━━ Source material

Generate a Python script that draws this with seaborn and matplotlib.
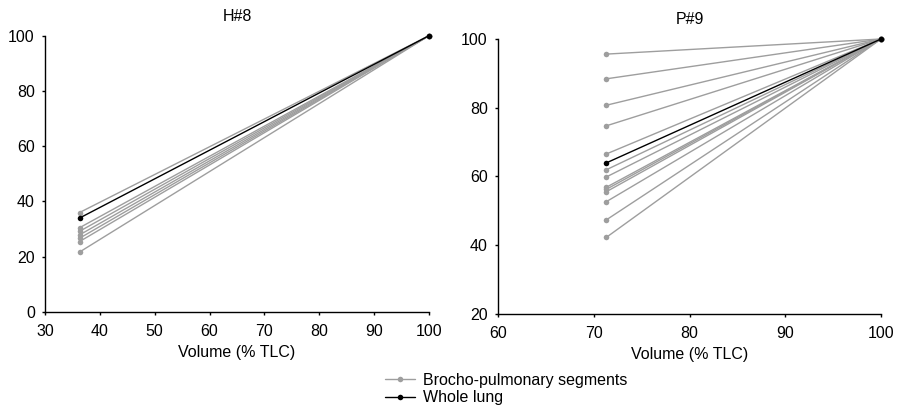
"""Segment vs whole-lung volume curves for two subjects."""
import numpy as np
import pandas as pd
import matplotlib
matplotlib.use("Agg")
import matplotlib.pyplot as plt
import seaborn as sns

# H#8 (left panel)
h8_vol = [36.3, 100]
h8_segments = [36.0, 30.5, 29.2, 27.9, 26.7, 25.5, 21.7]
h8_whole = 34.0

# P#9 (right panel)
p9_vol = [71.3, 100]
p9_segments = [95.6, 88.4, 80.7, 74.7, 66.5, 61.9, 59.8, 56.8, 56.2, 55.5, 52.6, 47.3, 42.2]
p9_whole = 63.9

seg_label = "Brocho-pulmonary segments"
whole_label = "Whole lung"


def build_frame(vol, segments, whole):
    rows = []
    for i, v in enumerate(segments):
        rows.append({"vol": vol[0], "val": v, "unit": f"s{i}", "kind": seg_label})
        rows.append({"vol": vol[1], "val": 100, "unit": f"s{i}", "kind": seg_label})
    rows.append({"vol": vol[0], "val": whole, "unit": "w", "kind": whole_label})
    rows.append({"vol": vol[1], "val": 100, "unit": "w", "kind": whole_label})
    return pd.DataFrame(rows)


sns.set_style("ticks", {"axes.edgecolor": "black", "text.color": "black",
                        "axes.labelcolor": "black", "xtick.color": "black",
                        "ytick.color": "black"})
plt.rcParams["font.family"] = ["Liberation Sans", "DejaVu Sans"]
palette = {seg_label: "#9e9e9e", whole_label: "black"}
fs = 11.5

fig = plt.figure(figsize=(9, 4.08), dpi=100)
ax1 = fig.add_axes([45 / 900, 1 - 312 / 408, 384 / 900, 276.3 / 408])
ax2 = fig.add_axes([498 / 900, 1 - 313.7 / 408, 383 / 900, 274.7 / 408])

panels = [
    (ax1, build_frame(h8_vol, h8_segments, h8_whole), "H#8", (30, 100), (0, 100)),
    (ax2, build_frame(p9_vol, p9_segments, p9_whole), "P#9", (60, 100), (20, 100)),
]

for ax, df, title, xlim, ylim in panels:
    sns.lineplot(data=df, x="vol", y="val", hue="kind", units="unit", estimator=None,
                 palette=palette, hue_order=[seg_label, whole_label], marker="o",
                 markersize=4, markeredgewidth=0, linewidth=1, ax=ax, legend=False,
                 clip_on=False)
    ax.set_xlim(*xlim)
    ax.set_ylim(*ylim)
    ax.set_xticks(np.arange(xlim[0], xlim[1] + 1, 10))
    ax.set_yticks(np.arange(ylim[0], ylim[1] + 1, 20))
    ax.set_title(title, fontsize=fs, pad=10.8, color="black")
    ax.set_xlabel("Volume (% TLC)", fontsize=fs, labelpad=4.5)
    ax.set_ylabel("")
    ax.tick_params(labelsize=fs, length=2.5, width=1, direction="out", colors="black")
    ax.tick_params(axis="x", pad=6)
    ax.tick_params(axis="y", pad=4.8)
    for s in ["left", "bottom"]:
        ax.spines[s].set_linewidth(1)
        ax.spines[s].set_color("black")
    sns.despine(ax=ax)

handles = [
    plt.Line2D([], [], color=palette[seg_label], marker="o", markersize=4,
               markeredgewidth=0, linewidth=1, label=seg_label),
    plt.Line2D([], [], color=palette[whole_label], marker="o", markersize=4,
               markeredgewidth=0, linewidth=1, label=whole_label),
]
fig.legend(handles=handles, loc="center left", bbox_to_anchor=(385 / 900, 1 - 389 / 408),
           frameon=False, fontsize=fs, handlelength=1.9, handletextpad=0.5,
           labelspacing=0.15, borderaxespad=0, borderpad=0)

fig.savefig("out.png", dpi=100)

━━━━

• [Set problem]
Could the lines from the top of the material through the line with "import seaborn as sns" be repeated exactly, pictures left out?

• [Result of this exercise]
Generate a Python script that draws this with seaborn and matplotlib.
"""Segment vs whole-lung volume curves for two subjects."""
import numpy as np
import pandas as pd
import matplotlib
matplotlib.use("Agg")
import matplotlib.pyplot as plt
import seaborn as sns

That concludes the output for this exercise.